March is basketball season, a.k.a. March Madness, and Obama had created a tradition for this annual event. He took is seriously. The Trump administration has little interest in carrying on with this tradition. In previous years, Obama, who was an avid fan of basketball, would join with ESPN to select his picks for March Madness on camera.
Last year Obama called that Hawaii would eliminate California right out of the gate in the opening round. Unfortunately, it seems like President Trump wants nothing to do with this previous tradition.
John Krulewitz, an ESPN spokesman, explained that the network had attempted to carry on the tradition with Trump. However, even though ESPN expressed “interest to the White House in continuing the presidential bracket. They have respectfully declined.”
What a bummer! It is funny though that Trump did make Super Bowl predictions (and surprisingly close too). We can only hope that Trump will be as cool as Obama was with sports.
White House spokeswoman Hope Hicks told The Washington Post in an email, “We look forward to working with ESPN on another opportunity in the near future.”Only there’s no other opportunity. This is March Madness. It only happens once a year.
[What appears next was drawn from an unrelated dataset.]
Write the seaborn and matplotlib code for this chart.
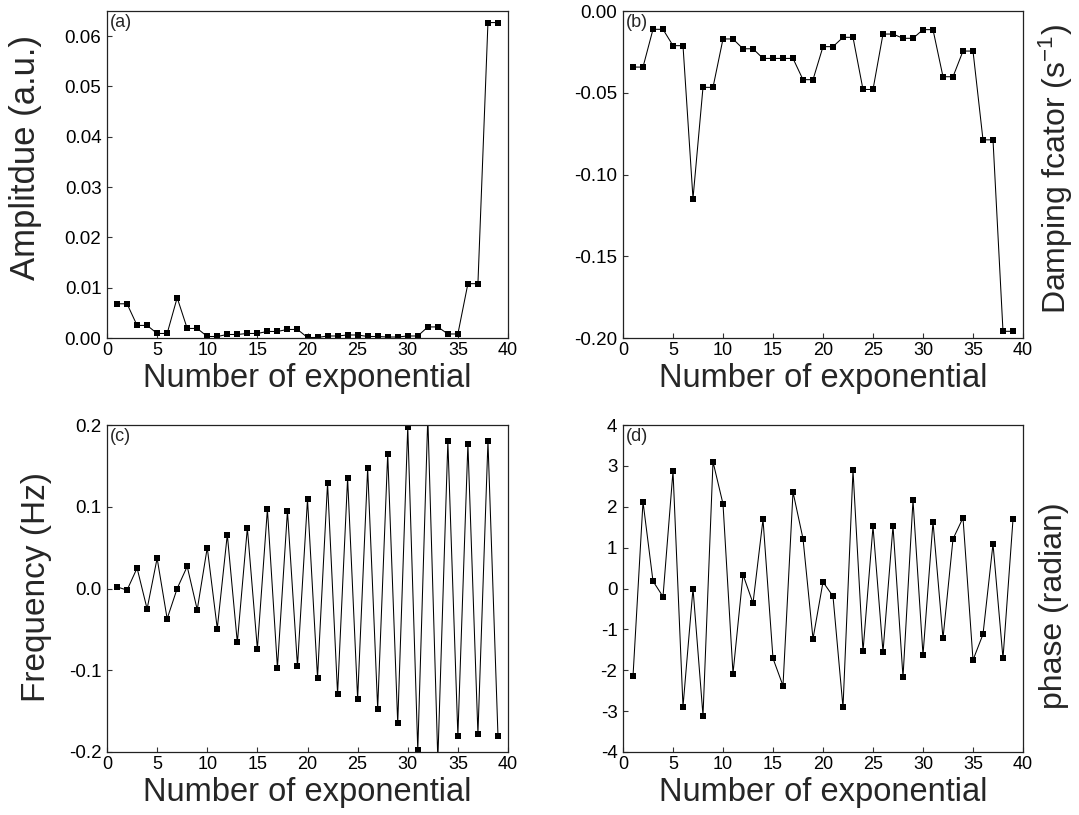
import matplotlib
matplotlib.use("Agg")
import matplotlib.pyplot as plt
import seaborn as sns
import numpy as np
import pandas as pd
from matplotlib.ticker import FormatStrFormatter, MultipleLocator

# ---------------- data ----------------
exp_index = list(range(1, 40))

amplitude = [0.0068, 0.0068, 0.0025, 0.0025, 0.0009, 0.0009, 0.0080, 0.0019, 0.0019,
             0.0003, 0.0003, 0.0007, 0.0007, 0.0009, 0.0009, 0.0013, 0.0013, 0.0017,
             0.0017, 0.0001, 0.0001, 0.0004, 0.0004, 0.0006, 0.0006, 0.0003, 0.0003,
             0.0002, 0.0002, 0.0004, 0.0004, 0.0022, 0.0022, 0.0008, 0.0008, 0.0108,
             0.0108, 0.0627, 0.0627]

damping = [-0.0343, -0.0343, -0.0112, -0.0112, -0.0212, -0.0212, -0.1147, -0.0467, -0.0467,
           -0.0171, -0.0171, -0.0231, -0.0231, -0.0290, -0.0290, -0.0290, -0.0290, -0.0420,
           -0.0420, -0.0218, -0.0218, -0.0161, -0.0161, -0.0480, -0.0480, -0.0141, -0.0141,
           -0.0167, -0.0167, -0.0114, -0.0114, -0.0402, -0.0402, -0.0245, -0.0245, -0.0788,
           -0.0788, -0.1959, -0.1959]

frequency = [0.002, -0.002, 0.025, -0.025, 0.037, -0.037, 0.000, 0.027, -0.026,
             0.050, -0.049, 0.066, -0.066, 0.074, -0.074, 0.097, -0.097, 0.095,
             -0.095, 0.109, -0.109, 0.129, -0.129, 0.135, -0.135, 0.147, -0.147,
             0.165, -0.165, 0.198, -0.198, 0.210, -0.210, 0.180, -0.180, 0.177,
             -0.178, 0.180, -0.180]

phase = [-2.15, 2.12, 0.18, -0.20, 2.87, -2.89, 0.00, -3.11, 3.10, 2.07,
         -2.08, 0.34, -0.36, 1.69, -1.71, -2.38, 2.36, 1.22, -1.23, 0.16,
         -0.19, -2.91, 2.89, -1.54, 1.52, -1.55, 1.53, -2.17, 2.16, -1.63,
         1.63, -1.22, 1.21, 1.73, -1.75, -1.12, 1.09, -1.71, 1.69]

panel_tags = ["(a)", "(b)", "(c)", "(d)"]
x_label = "Number of exponential"
y_labels = ["Amplitdue (a.u.)", r"Damping fcator (s$\mathregular{^{-1}}$)",
            "Frequency (Hz)", "phase (radian)"]
x_ticks = [0, 5, 10, 15, 20, 25, 30, 35, 40]

# ---------------- style ----------------
sns.set_style("ticks")
plt.rcParams.update({
    "font.family": ["Liberation Sans", "DejaVu Sans"],
    "mathtext.fontset": "custom",
    "mathtext.rm": "Liberation Sans",
    "mathtext.it": "Liberation Sans:italic",
    "axes.unicode_minus": False,
    "xtick.direction": "in",
    "ytick.direction": "in",
    "xtick.major.size": 3.5,
    "ytick.major.size": 3.5,
    "xtick.major.width": 0.8,
    "ytick.major.width": 0.8,
    "xtick.color": "#333333",
    "ytick.color": "#333333",
    "xtick.labelcolor": "black",
    "ytick.labelcolor": "black",
    "axes.edgecolor": "#222222",
    "axes.linewidth": 0.9,
})

W, H = 1079, 815
fig = plt.figure(figsize=(W / 100, H / 100), dpi=100)

def px_axes(left, top, right, bottom):
    return fig.add_axes([left / W, 1 - bottom / H, (right - left) / W, (bottom - top) / H])

axes = [
    px_axes(107, 11, 508, 338),
    px_axes(623, 11, 1023, 338),
    px_axes(107, 425, 508, 752),
    px_axes(623, 425, 1023, 752),
]

series = [amplitude, damping, frequency, phase]
ylims = [(0, 0.065), (-0.20, 0.0), (-0.2, 0.2), (-4, 4)]
ysteps = [0.01, 0.05, 0.1, 1]
yfmts = ["%.2f", "%.2f", "%.1f", "%d"]
ylabel_sizes = [25, 23, 24, 23]

for i, ax in enumerate(axes):
    df = pd.DataFrame({"n": exp_index, "v": series[i]})
    sns.lineplot(data=df, x="n", y="v", ax=ax, color="black", linewidth=0.75,
                 marker="s", markersize=5, markeredgewidth=0, estimator=None)
    ax.set_xlim(0, 40)
    ax.set_ylim(*ylims[i])
    ax.set_xticks(x_ticks)
    ax.yaxis.set_major_locator(MultipleLocator(ysteps[i]))
    ax.yaxis.set_major_formatter(FormatStrFormatter(yfmts[i]))
    ax.tick_params(axis="x", labelsize=13, pad=3)
    ax.tick_params(axis="y", labelsize=13.5, pad=4)
    for s in ax.spines.values():
        s.set_visible(True)
    ax.set_xlabel(x_label, fontsize=23.5, labelpad=3)
    ax.set_ylabel(y_labels[i], fontsize=ylabel_sizes[i])
    if i in (1, 3):
        ax.yaxis.set_label_position("right")
    ax.text(0.008, 0.99, panel_tags[i], transform=ax.transAxes, fontsize=13,
            ha="left", va="top")

# y label placements (axes coords)
axes[0].yaxis.set_label_coords(-0.163, 0.553)
axes[2].yaxis.set_label_coords(-0.137, 0.505)
axes[1].yaxis.set_label_coords(1.035, 0.517)
axes[3].yaxis.set_label_coords(1.04, 0.446)

fig.savefig("out.png", dpi=100)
On the plus side, ESPN executives weren’t entirely shocked by this decision as it is expected with a change in power for annual events to change.
The reason this annual feature worked so well with Obama was that he was actually interested and involved with the sport. Now, he wasn’t someone that was deeply knowledgeable and knew all the stats, but he knew enough to make the event interesting.
While we will miss Obama’s March Madness picks, maybe it’s a good thing for Trump to not carry on with the tradition. Wouldn’t want him to ruin the spirit of the feature, would you? And it also gives Trump the ability to feature events that actually interest him as well. It’s a win-win situation in a sense. Trump gets to start fresh with his administration and Obama leaves with two of his brackets from the March Madness feature being featured in the Smithsonian’s National Museum of American History.